Just two mutations led to the formation of hormones about 500 million years back, according to a new study. Without this evolutionary jump, we would have to take different routes to reproduce and manage stress, researcher claim.

Experts call the study a kind of "molecular time travel," wherein they recreated the environment that existed millions of years back to see how genes began coding for certain hormones such as estrogen, testosterone and cortisol. These hormones regulate reproduction and stress in humans.

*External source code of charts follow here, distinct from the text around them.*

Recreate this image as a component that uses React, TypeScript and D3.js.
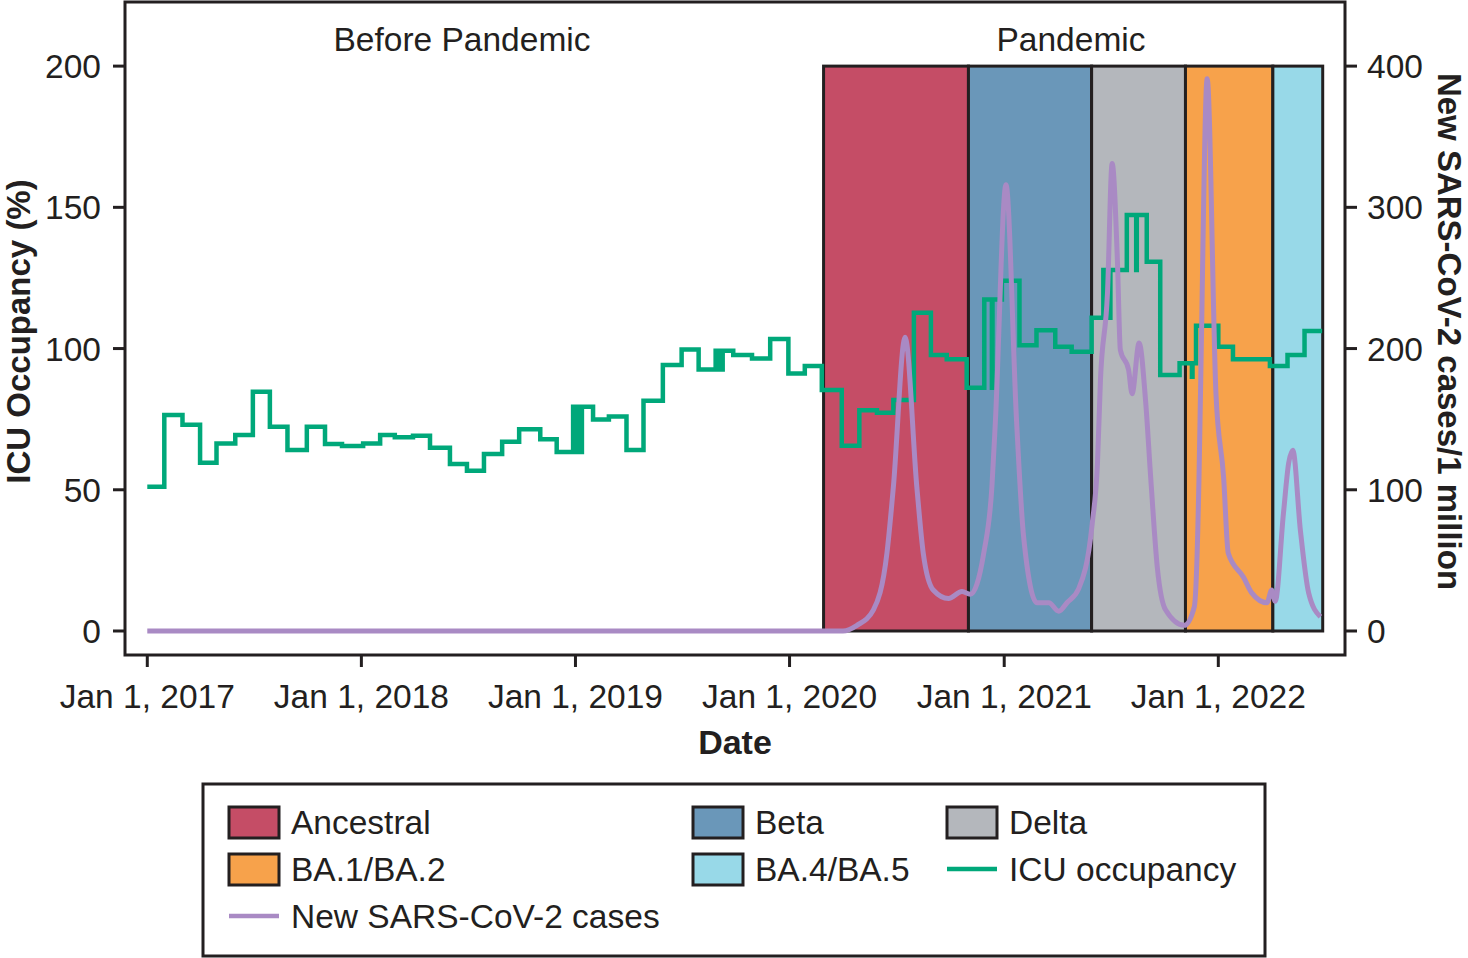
import React from "react";
import * as d3 from "d3";

// ---------- data ----------
const leftTicks = [0, 50, 100, 150, 200];
const rightTicks = [0, 100, 200, 300, 400];
const xTickDates = ["2017-01-01", "2018-01-01", "2019-01-01", "2020-01-01", "2021-01-01", "2022-01-01"];
const xTickLabels = ["Jan 1, 2017", "Jan 1, 2018", "Jan 1, 2019", "Jan 1, 2020", "Jan 1, 2021", "Jan 1, 2022"];

const variantNames = ["Ancestral", "Beta", "Delta", "BA.1/BA.2", "BA.4/BA.5"];
const variantStarts = ["2020-02-28", "2020-11-01", "2021-05-30", "2021-11-06", "2022-04-04"];
const variantEnds = ["2020-11-01", "2021-05-30", "2021-11-06", "2022-04-04", "2022-06-28"];
const variantColors = ["#C54D66", "#6A97B9", "#B4B7BC", "#F7A24B", "#98D9E8"];

// ICU occupancy (%), step-after series
const icuDates = [
  "2017-01-01", "2017-01-30", "2017-03-02", "2017-04-01", "2017-04-29", "2017-05-31", "2017-06-30",
  "2017-07-29", "2017-08-28", "2017-09-30", "2017-10-31", "2017-11-29", "2018-01-04", "2018-02-02",
  "2018-02-27", "2018-03-30", "2018-04-28", "2018-06-01", "2018-06-30", "2018-07-29", "2018-08-29",
  "2018-09-27", "2018-11-02", "2018-11-30",
  "2018-12-28", "2018-12-31", "2019-01-02", "2019-01-05", "2019-01-07", "2019-01-10", "2019-01-12",
  "2019-01-31", "2019-02-27", "2019-03-29", "2019-04-27", "2019-05-30", "2019-07-01", "2019-07-30",
  "2019-08-28", "2019-08-31", "2019-09-03", "2019-09-06", "2019-09-09", "2019-09-13",
  "2019-09-27", "2019-10-29", "2019-11-29", "2019-12-30", "2020-01-27", "2020-02-25", "2020-03-30",
  "2020-04-29", "2020-05-29", "2020-06-26", "2020-07-31", "2020-08-29", "2020-09-25", "2020-10-29",
  "2020-11-28", "2020-12-11", "2020-12-12", "2020-12-28", "2021-01-27", "2021-02-25", "2021-03-29",
  "2021-04-26", "2021-05-30",
  "2021-06-19", "2021-06-22", "2021-06-25", "2021-06-28", "2021-07-01", "2021-07-06",
  "2021-07-29", "2021-08-14", "2021-08-15", "2021-09-01", "2021-09-24", "2021-10-27", "2021-11-17",
  "2021-11-18", "2021-11-24", "2022-01-01", "2022-01-26", "2022-03-30", "2022-04-29", "2022-05-28",
  "2022-06-27",
];
const icuValues = [
  51.1, 76.5, 73, 59.6, 66.4, 69.4, 84.7,
  72.3, 64.1, 72.3, 66.2, 65.5, 66.4, 69.4,
  68.6, 69.1, 64.9, 59.1, 56.7, 62.7, 67,
  71.4, 67.9, 63.4,
  79.4, 63.4, 79.4, 63.4, 79.4, 63.4, 79.4,
  74.9, 75.9, 64.1, 81.5, 94.2, 99.7, 92.6,
  99.2, 92.6, 99.2, 92.6, 99.2, 99.2,
  97.7, 96.5, 103.4, 91.2, 93.8, 85.3, 65.6,
  78.2, 77.3, 81.8, 112.7, 97.7, 96.2, 86.1,
  117.4, 86.1, 117.4, 124, 101.2, 106.5, 100.6,
  98.9, 110.9,
  127.8, 110.9, 127.8, 110.9, 127.8, 127.8,
  147.3, 127.8, 147.3, 130.7, 90.6, 94.8, 90,
  94.8, 108.1, 100.6, 96.2, 93.8, 97.7, 106.2,
  106.2,
];

// New SARS-CoV-2 cases per 1 million
const caseDates = [
  "2017-01-01", "2020-04-01", "2020-04-25", "2020-05-23", "2020-06-15", "2020-06-26", "2020-07-16",
  "2020-08-05", "2020-08-16", "2020-09-02", "2020-09-28", "2020-10-21", "2020-11-04", "2020-11-27",
  "2020-12-11", "2020-12-17", "2021-01-04", "2021-01-22", "2021-02-03", "2021-02-26", "2021-03-18",
  "2021-04-04", "2021-04-18", "2021-05-08", "2021-05-31", "2021-06-09", "2021-06-14", "2021-06-26",
  "2021-07-04", "2021-07-13", "2021-07-18", "2021-08-01", "2021-08-07", "2021-08-19", "2021-08-30",
  "2021-09-08", "2021-09-19", "2021-10-03", "2021-11-04", "2021-11-21", "2021-11-29", "2021-12-02",
  "2021-12-13", "2021-12-28", "2022-01-10", "2022-01-18", "2022-02-13", "2022-02-27", "2022-03-25",
  "2022-04-02", "2022-04-08", "2022-04-22", "2022-05-01", "2022-05-08", "2022-05-21", "2022-06-04",
  "2022-06-24",
];
const caseValues = [
  0, 0, 4, 15, 55, 102, 208,
  102, 55, 29, 23, 28, 26, 55,
  102, 149, 316, 149, 67, 20, 20,
  14, 20, 30, 76, 119, 177, 239,
  331, 262, 199, 185, 168, 204, 163,
  107, 45, 15, 4, 17, 107, 177,
  391, 168, 109, 55, 38, 27, 20,
  29, 21, 83, 119, 128, 71, 27,
  10,
];

const legendLabels = ["Ancestral", "Beta", "Delta", "BA.1/BA.2", "BA.4/BA.5", "ICU occupancy", "New SARS-CoV-2 cases"];

// ---------- layout ----------
const W = 1468;
const H = 958;
const FONT = "'Liberation Sans', Arial, Helvetica, sans-serif";
const INK = "#231f20";
const ICU_COLOR = "#00A87A";
const CASE_COLOR = "#A98AC4";

export default function App() {
  const parse = d3.utcParse("%Y-%m-%d");
  const frame = { left: 125, right: 1345, top: 2, bottom: 655 };

  const x = d3
    .scaleUtc()
    .domain([parse("2016-11-24")!, parse("2022-08-05")!])
    .range([frame.left, frame.right]);
  const yL = d3.scaleLinear().domain([-8.5, 222.7]).range([frame.bottom, frame.top]);
  const yR = d3.scaleLinear().domain([-17, 445.4]).range([frame.bottom, frame.top]);

  const icu = icuDates.map((d, i) => ({ d: parse(d)!, v: icuValues[i] }));
  const cases = caseDates.map((d, i) => ({ d: parse(d)!, v: caseValues[i] }));

  const icuLine = d3
    .line<{ d: Date; v: number }>()
    .x((p) => x(p.d))
    .y((p) => yL(p.v))
    .curve(d3.curveStepAfter)(icu)!;
  const caseLine = d3
    .line<{ d: Date; v: number }>()
    .x((p) => x(p.d))
    .y((p) => yR(p.v))
    .curve(d3.curveMonotoneX)(cases)!;

  const fs = 33.5;
  const fsB = 34;
  const fsT = 33;

  // legend layout
  const lg = { x: 203, y: 784, w: 1062, h: 172 };
  const colX = [229, 693, 947];
  const rowY = [822, 869, 916];
  const legendItems = [
    { label: legendLabels[0], kind: "rect", color: variantColors[0], col: 0, row: 0 },
    { label: legendLabels[1], kind: "rect", color: variantColors[1], col: 1, row: 0 },
    { label: legendLabels[2], kind: "rect", color: variantColors[2], col: 2, row: 0 },
    { label: legendLabels[3], kind: "rect", color: variantColors[3], col: 0, row: 1 },
    { label: legendLabels[4], kind: "rect", color: variantColors[4], col: 1, row: 1 },
    { label: legendLabels[5], kind: "line", color: ICU_COLOR, col: 2, row: 1 },
    { label: legendLabels[6], kind: "line", color: CASE_COLOR, col: 0, row: 2 },
  ];

  const midY = (yL(0) + 30 + frame.top) / 2;

  return (
    <svg
      width={W}
      height={H}
      viewBox={`0 0 ${W} ${H}`}
      style={{ position: "absolute", left: 0, top: 0, background: "#fff" }}
      fontFamily={FONT}
    >
      {/* variant periods */}
      {variantNames.map((n, i) => (
        <rect
          key={n}
          x={x(parse(variantStarts[i])!)}
          y={yL(200)}
          width={x(parse(variantEnds[i])!) - x(parse(variantStarts[i])!)}
          height={yL(0) - yL(200)}
          fill={variantColors[i]}
          stroke={INK}
          strokeWidth={3}
        />
      ))}

      {/* ICU line */}
      <path d={icuLine} fill="none" stroke={ICU_COLOR} strokeWidth={4.5} strokeLinejoin="miter" />
      {/* cases line */}
      <path d={caseLine} fill="none" stroke={CASE_COLOR} strokeWidth={5} strokeLinejoin="round" />

      {/* frame */}
      <rect
        x={frame.left}
        y={frame.top}
        width={frame.right - frame.left}
        height={frame.bottom - frame.top}
        fill="none"
        stroke={INK}
        strokeWidth={3}
      />

      {/* left axis */}
      {leftTicks.map((t) => (
        <g key={"l" + t}>
          <line x1={frame.left - 12} x2={frame.left} y1={yL(t)} y2={yL(t)} stroke={INK} strokeWidth={3} />
          <text x={frame.left - 24} y={yL(t) + 12} textAnchor="end" fontSize={fs} fill={INK}>
            {t}
          </text>
        </g>
      ))}
      {/* right axis */}
      {rightTicks.map((t) => (
        <g key={"r" + t}>
          <line x1={frame.right} x2={frame.right + 12} y1={yR(t)} y2={yR(t)} stroke={INK} strokeWidth={3} />
          <text x={frame.right + 22} y={yR(t) + 12} textAnchor="start" fontSize={fs} fill={INK}>
            {t}
          </text>
        </g>
      ))}
      {/* bottom axis */}
      {xTickDates.map((d, i) => (
        <g key={d}>
          <line
            x1={x(parse(d)!)}
            x2={x(parse(d)!)}
            y1={frame.bottom}
            y2={frame.bottom + 12}
            stroke={INK}
            strokeWidth={3}
          />
          <text x={x(parse(d)!)} y={frame.bottom + 53} textAnchor="middle" fontSize={fs} fill={INK}>
            {xTickLabels[i]}
          </text>
        </g>
      ))}

      {/* axis titles */}
      <text x={735} y={754} textAnchor="middle" fontSize={fsB} fontWeight="bold" fill={INK}>
        Date
      </text>
      <text
        transform={`translate(30, ${midY}) rotate(-90)`}
        textAnchor="middle"
        fontSize={fsT}
        fontWeight="bold"
        fill={INK}
      >
        ICU Occupancy (%)
      </text>
      <text
        transform={`translate(1438, ${midY}) rotate(90)`}
        textAnchor="middle"
        fontSize={fsT}
        fontWeight="bold"
        fill={INK}
      >
        New SARS-CoV-2 cases/1 million
      </text>

      {/* period labels */}
      <text x={462} y={51} textAnchor="middle" fontSize={fs} fill={INK}>
        Before Pandemic
      </text>
      <text x={1071} y={51} textAnchor="middle" fontSize={fs} fill={INK}>
        Pandemic
      </text>

      {/* legend */}
      <rect x={lg.x} y={lg.y} width={lg.w} height={lg.h} fill="#fff" stroke={INK} strokeWidth={3} />
      {legendItems.map((it) => {
        const cx = colX[it.col];
        const cy = rowY[it.row];
        return (
          <g key={it.label}>
            {it.kind === "rect" ? (
              <rect x={cx} y={cy - 15} width={50} height={31} fill={it.color} stroke={INK} strokeWidth={3} />
            ) : (
              <line x1={cx} x2={cx + 50} y1={cy} y2={cy} stroke={it.color} strokeWidth={4.5} />
            )}
            <text x={cx + 62} y={cy + 12} fontSize={fs} fill={INK}>
              {it.label}
            </text>
          </g>
        );
      })}
    </svg>
  );
}
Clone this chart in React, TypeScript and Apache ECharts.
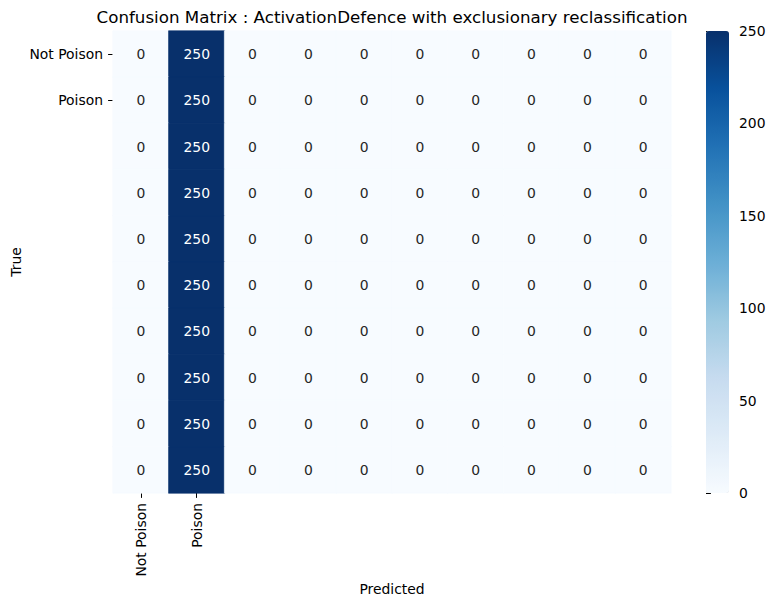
import React, { useEffect, useRef } from "react";
import * as echarts from "echarts";

const titleText = "Confusion Matrix : ActivationDefence with exclusionary reclassification";
const tickLabels = ["Not Poison", "Poison"];
const categories = ["Not Poison", "Poison", "c2", "c3", "c4", "c5", "c6", "c7", "c8", "c9"];
const row0 = [0, 250, 0, 0, 0, 0, 0, 0, 0, 0];
const row1 = [0, 250, 0, 0, 0, 0, 0, 0, 0, 0];
const row2 = [0, 250, 0, 0, 0, 0, 0, 0, 0, 0];
const row3 = [0, 250, 0, 0, 0, 0, 0, 0, 0, 0];
const row4 = [0, 250, 0, 0, 0, 0, 0, 0, 0, 0];
const row5 = [0, 250, 0, 0, 0, 0, 0, 0, 0, 0];
const row6 = [0, 250, 0, 0, 0, 0, 0, 0, 0, 0];
const row7 = [0, 250, 0, 0, 0, 0, 0, 0, 0, 0];
const row8 = [0, 250, 0, 0, 0, 0, 0, 0, 0, 0];
const row9 = [0, 250, 0, 0, 0, 0, 0, 0, 0, 0];
const matrix = [row0, row1, row2, row3, row4, row5, row6, row7, row8, row9];
const colorbarTicks = [0, 50, 100, 150, 200, 250];

const blues = ["#f7fbff", "#deebf7", "#c6dbef", "#9ecae1", "#6baed6", "#4292c6", "#2171b5", "#08519c", "#08306b"];
const FONT = "DejaVu Sans";
const FS = 13.9;

function hexToRgb(h: string) {
  return [parseInt(h.slice(1, 3), 16), parseInt(h.slice(3, 5), 16), parseInt(h.slice(5, 7), 16)];
}
function blueFor(v: number, vmax: number) {
  const t = Math.max(0, Math.min(1, v / vmax)) * (blues.length - 1);
  const i = Math.min(blues.length - 2, Math.floor(t));
  const f = t - i;
  const a = hexToRgb(blues[i]);
  const b = hexToRgb(blues[i + 1]);
  const c = a.map((x, k) => Math.round(x + (b[k] - x) * f));
  return `rgb(${c[0]},${c[1]},${c[2]})`;
}

export default function App() {
  const ref = useRef<HTMLDivElement>(null);
  useEffect(() => {
    if (!ref.current) return;
    const chart = echarts.init(ref.current, null, { renderer: "svg" });
    const vmax = colorbarTicks[colorbarTicks.length - 1];
    const data: any[] = [];
    matrix.forEach((row, y) =>
      row.forEach((v, x) =>
        data.push({
          value: [x, y, v],
          label: { color: v > vmax / 2 ? "#ffffff" : "#262626" },
          itemStyle: { borderColor: blueFor(v, vmax), borderWidth: 0.6 },
        })
      )
    );
    chart.setOption({
      animation: false,
      textStyle: { fontFamily: FONT },
      grid: [
        { left: 113, top: 31, width: 558, height: 462, containLabel: false },
        { left: 706, top: 31, width: 23, height: 462, containLabel: false },
      ],
      xAxis: [
        {
          type: "category",
          gridIndex: 0,
          data: categories,
          position: "bottom",
          axisLine: { show: false },
          splitLine: { show: false },
          axisTick: {
            show: true,
            alignWithLabel: true,
            length: 4.9,
            interval: (i: number) => i < tickLabels.length,
            lineStyle: { color: "#000", width: 1 },
          },
          axisLabel: {
            interval: 0,
            rotate: 90,
            margin: 10,
            fontSize: FS,
            color: "#000",
            fontFamily: FONT,
            formatter: (v: string, i: number) => (i < tickLabels.length ? tickLabels[i] : ""),
          },
        },
        { type: "value", gridIndex: 1, show: false, min: 0, max: 1 },
      ],
      yAxis: [
        {
          type: "category",
          gridIndex: 0,
          data: categories,
          inverse: true,
          axisLine: { show: false },
          splitLine: { show: false },
          axisTick: {
            show: true,
            alignWithLabel: true,
            length: 4.9,
            interval: (i: number) => i < tickLabels.length,
            lineStyle: { color: "#000", width: 1 },
          },
          axisLabel: {
            interval: 0,
            margin: 10,
            fontSize: FS,
            color: "#000",
            fontFamily: FONT,
            formatter: (v: string, i: number) => (i < tickLabels.length ? tickLabels[i] : ""),
          },
        },
        {
          type: "value",
          gridIndex: 1,
          position: "right",
          min: 0,
          max: vmax,
          interval: 50,
          axisLine: { show: false },
          splitLine: { show: false },
          axisTick: { show: true, length: 4.9, lineStyle: { color: "#000", width: 1 } },
          axisLabel: { margin: 10, fontSize: FS, color: "#000", fontFamily: FONT },
        },
      ],
      visualMap: {
        type: "continuous",
        show: true,
        min: 0,
        max: vmax,
        seriesIndex: 0,
        calculable: false,
        orient: "vertical",
        left: 706,
        top: 31,
        itemWidth: 23,
        itemHeight: 462,
        padding: 0,
        text: null,
        showLabel: false,
        inRange: { color: blues },
      },
      graphic: [
        {
          type: "text",
          x: 392,
          y: 17,
          style: {
            text: titleText,
            fontSize: 16.7,
            fontFamily: FONT,
            fill: "#000",
            textAlign: "center",
            textVerticalAlign: "middle",
          },
        },
        {
          type: "text",
          x: 392,
          y: 589,
          style: {
            text: "Predicted",
            fontSize: FS,
            fontFamily: FONT,
            fill: "#000",
            textAlign: "center",
            textVerticalAlign: "middle",
          },
        },
        {
          type: "text",
          x: 16,
          y: 262,
          rotation: Math.PI / 2,
          style: {
            text: "True",
            fontSize: FS,
            fontFamily: FONT,
            fill: "#000",
            textAlign: "center",
            textVerticalAlign: "middle",
          },
        },
      ],
      series: [
        {
          type: "heatmap",
          xAxisIndex: 0,
          yAxisIndex: 0,
          data,
          label: { show: true, fontSize: FS, fontFamily: FONT, formatter: (p: any) => String(p.value[2]) },
          emphasis: { disabled: true },
        },
        {
          type: "scatter",
          xAxisIndex: 1,
          yAxisIndex: 1,
          data: [],
          silent: true,
        },
      ],
    });
    return () => chart.dispose();
  }, []);
  return (
    <div
      ref={ref}
      style={{ position: "fixed", left: 0, top: 0, width: 774, height: 606, background: "#fff" }}
    />
  );
}
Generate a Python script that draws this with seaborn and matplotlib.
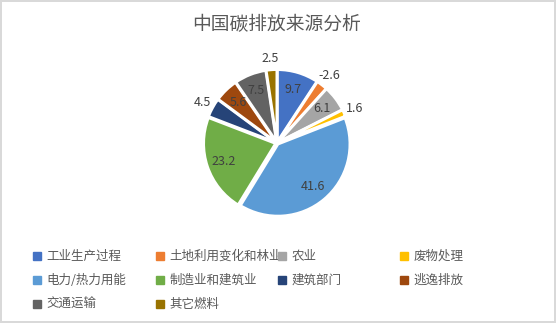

"Changes in just two letters of the genetic code in our deep evolutionary past caused a massive shift in the function of one protein and set in motion the evolution of our present-day hormonal and reproductive systems," said Joe Thornton, PhD, professor of human genetics and ecology & evolution at the University of Chicago, lead author of the study, according to a

"If those two mutations had not happened, our bodies today would have to use different mechanisms to regulate pregnancy, libido, the response to stress, kidney function, inflammation, and the development of male and female characteristics at puberty," Thornton said in a news release.

According to the study, learning how genetic codes determine the function of a protein could lead to better understanding of a drug's effect on the body.

The study team also included researchers from the University of Oregon, Emory University and the Scripps Research Institute. Researchers started their work by studying the evolution of a kind of receptor in the body called steroid hormone receptors. These receptors are a class of proteins fused with hormones that regulate reproduction and physiology. The hormones couldn't affect the cells without the presence of these receptors.

Earlier, the entire receptor family just recognized estrogen. However, subsequent generations of the receptors learnt to recognize other steroid hormones such as testosterone, progesterone and cortisol.

Researchers resurrected ancient proteins using computer models and a database of hundreds of present-day receptor sequences. They event reconstructed ancient DNA sequences and looked at the hormonal sensitivity of ancient steroid receptors. The setting was made keeping in mind the mutations that took place 500 million years ago, before the vertebrates evolved.

The scientists observed the mutations that occurred in the setting. The steroid-receptors were recognizing just one hormone.

Researchers found that just two mutations at this point led to a drastic change in the receptors' sensitivity toward hormones. They went from preferring estrogen to accepting other steroid hormones.

The team further observed the exact atoms that changed the course of history. They found that changes in position of few atoms significantly changed the way the receptor interacted with the steroid hormones, leading to a change in the function of the protein.

Thornton added that these molecular changes and other undiscovered mutations led to the development of hormone signalling in the body.

The study is published in the journal Proceedings of the National Academy of Sciences.